In the luridly entertaining, faux-serious Nightcrawler, Jake Gyllenhaal has starved himself down to look lean and bug-eyed as a sociopathic ambulance-chasing videographer, gleaning gory images from the streets of Los Angeles for the delectation of the evening news. And, by proxy, it's a movie for the pleasure of movie audiences pretending to be shocked by a story of ghoulish media.
The low-key opening sees stray dog Lou Bloom (Gyllenhaal) as a literal scavenger, stealing scrap metal to sell, and sometimes resorting to violence. One day he comes across a fiery car crash and sees a video crew at work. A swaggering cameraman (Bill Paxton) tells him it will be on the morning news because (imaginary drum roll) "if it bleeds it leads." A wide-eyed Lou scents his true vocation in life.
With a pawn-shop camcorder and a police radio, he begins, clumsily at first, inserting his lens into crime scenes, gleaning material for the nightly news. He soon finds a collaborator in callous, middle-aged TV news director Nina (Rene Russo), working to boost ratings for a struggling affiliate. He shows her some shaky footage of a carjacking. Lou's technique may be crude but he's promisingly unscrupulous, so she gives him some editorial guidance. Audiences want "urban crime creeping into the suburbs," carjackings, home invasions.
"Think of our newscast as a screaming woman running down the street with her throat cut," she suggests.
Not only does that sound exceptionally physically challenging, it's also a distinctly screenwriterish kind of dialogue. Nightcrawler is the directorial debut of screenwriter Dan Gilroy (The Bourne Legacy), and it's framed as a movie about the media, with some of the purplish, strident dialogue of Billy Wilder's Ace in the Hole (1951) or Sidney Lumet's Network.
In a world where beheadings are available online, and one good celebrity scandal matters more than any number of home invasions, Nightcrawler feels quaint, like a comforting murder mystery of lust and violence in a more delicate era.
Yet the movie is entirely watchable, thanks to the bright wide-screen, neo-noir night scenes (courtesy of Paul Thomas Anderson's cinematographer Robert Elswit) and another whacked-out, obsessive performance from Gyllenhaal, following his work in Prisoners and Enemy. His performance often feels like a triumph of acting over material.
Nightcrawler is at its best as a black comedy, in which Lou's contradictions are part of the absurdity. On one side, Lou's a remarkably quick study who not only knows what kind of images TV wants, but quickly learns the different markets, and how to spot Nina's vulnerability. At the same time, he's a socially clueless character, like Robert De Niro's Rupert Pupkin in The King of Comedy, given to quoting inane, optimistic affirmations and business guides like an alien who has arrived on Earth and is experimenting with operating manuals.

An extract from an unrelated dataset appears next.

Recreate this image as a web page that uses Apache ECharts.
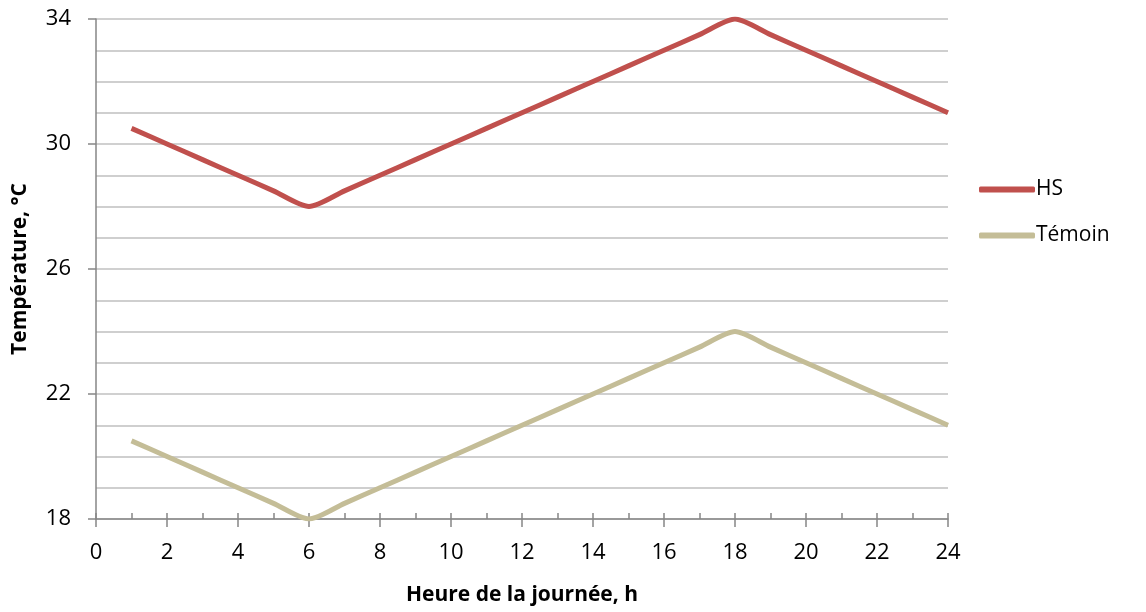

One of Lou's bright business ideas is to hire an "intern," a homeless man named Rick (Riz Ahmed, offering wonderfully slow-motion reactions to Gyllenhaal's agitated pronouncements). Rick helps Lou navigate as they drive around in Lou's new Dodge Challenger, doing anything necessary to beat his rival (Paxton) to the crime scene, and to get there before the police. And finally, to improve the crime scene itself with auteurish flourishes, consistent with Lou's business plan to "expand to the next level."
All this is presumably intended to feel breathtakingly cynical, and at the same time designed to encourage viewers to connect the dots between sensational news gathering and the business of violent entertainment, of which Nightcrawler is a part. The trouble is that absolutely nothing about the movie feels like news.